▸ **WHAT IS EXPECTED**
Repeat every line, exactly, from the very first through the one where "plt.rcParams['axes.unicode_minus'] = False" appears. Add nothing else.

+ + +

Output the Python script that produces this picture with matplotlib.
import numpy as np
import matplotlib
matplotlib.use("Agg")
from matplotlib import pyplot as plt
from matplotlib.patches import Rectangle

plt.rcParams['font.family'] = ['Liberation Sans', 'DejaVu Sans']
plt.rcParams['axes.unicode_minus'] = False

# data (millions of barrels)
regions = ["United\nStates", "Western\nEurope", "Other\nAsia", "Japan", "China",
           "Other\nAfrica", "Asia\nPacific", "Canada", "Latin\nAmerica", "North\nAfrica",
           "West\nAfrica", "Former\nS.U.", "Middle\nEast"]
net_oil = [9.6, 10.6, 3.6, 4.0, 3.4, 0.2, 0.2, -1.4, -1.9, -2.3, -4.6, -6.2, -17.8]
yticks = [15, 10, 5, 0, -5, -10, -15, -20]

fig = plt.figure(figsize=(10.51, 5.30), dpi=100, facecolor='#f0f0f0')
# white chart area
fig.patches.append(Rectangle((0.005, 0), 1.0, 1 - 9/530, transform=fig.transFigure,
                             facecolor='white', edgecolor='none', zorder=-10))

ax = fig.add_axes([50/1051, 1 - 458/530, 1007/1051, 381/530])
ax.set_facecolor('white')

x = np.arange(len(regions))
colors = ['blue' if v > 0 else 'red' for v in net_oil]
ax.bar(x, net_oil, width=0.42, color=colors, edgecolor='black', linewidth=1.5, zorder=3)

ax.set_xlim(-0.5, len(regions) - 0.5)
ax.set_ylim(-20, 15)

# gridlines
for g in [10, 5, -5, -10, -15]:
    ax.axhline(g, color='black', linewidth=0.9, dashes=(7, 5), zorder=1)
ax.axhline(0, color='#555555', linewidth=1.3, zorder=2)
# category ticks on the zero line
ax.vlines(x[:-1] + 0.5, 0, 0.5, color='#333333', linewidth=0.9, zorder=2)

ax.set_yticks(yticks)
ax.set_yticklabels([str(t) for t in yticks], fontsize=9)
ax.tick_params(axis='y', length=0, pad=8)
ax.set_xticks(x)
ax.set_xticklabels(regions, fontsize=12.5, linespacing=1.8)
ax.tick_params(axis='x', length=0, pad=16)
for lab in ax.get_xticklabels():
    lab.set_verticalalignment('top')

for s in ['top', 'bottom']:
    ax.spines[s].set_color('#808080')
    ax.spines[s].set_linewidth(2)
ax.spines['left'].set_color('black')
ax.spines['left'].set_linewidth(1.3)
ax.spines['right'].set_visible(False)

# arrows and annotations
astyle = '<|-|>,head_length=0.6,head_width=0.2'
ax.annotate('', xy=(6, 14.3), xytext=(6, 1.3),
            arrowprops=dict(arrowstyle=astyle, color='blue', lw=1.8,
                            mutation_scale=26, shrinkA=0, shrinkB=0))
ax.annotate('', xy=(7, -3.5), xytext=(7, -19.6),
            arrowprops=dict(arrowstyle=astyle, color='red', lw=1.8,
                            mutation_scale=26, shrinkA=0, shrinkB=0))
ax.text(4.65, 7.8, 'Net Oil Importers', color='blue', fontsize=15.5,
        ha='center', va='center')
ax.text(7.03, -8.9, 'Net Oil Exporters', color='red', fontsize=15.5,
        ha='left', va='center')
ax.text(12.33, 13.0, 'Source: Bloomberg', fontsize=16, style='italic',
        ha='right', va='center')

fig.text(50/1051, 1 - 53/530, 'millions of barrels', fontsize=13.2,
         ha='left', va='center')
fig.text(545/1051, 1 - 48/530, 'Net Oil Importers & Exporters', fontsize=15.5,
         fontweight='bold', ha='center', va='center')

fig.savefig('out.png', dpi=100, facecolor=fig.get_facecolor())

+ + +

▸ **SOLUTION BELOW**
Output the Python script that produces this picture with matplotlib.
import numpy as np
import matplotlib
matplotlib.use("Agg")
from matplotlib import pyplot as plt
from matplotlib.patches import Rectangle

plt.rcParams['font.family'] = ['Liberation Sans', 'DejaVu Sans']
plt.rcParams['axes.unicode_minus'] = False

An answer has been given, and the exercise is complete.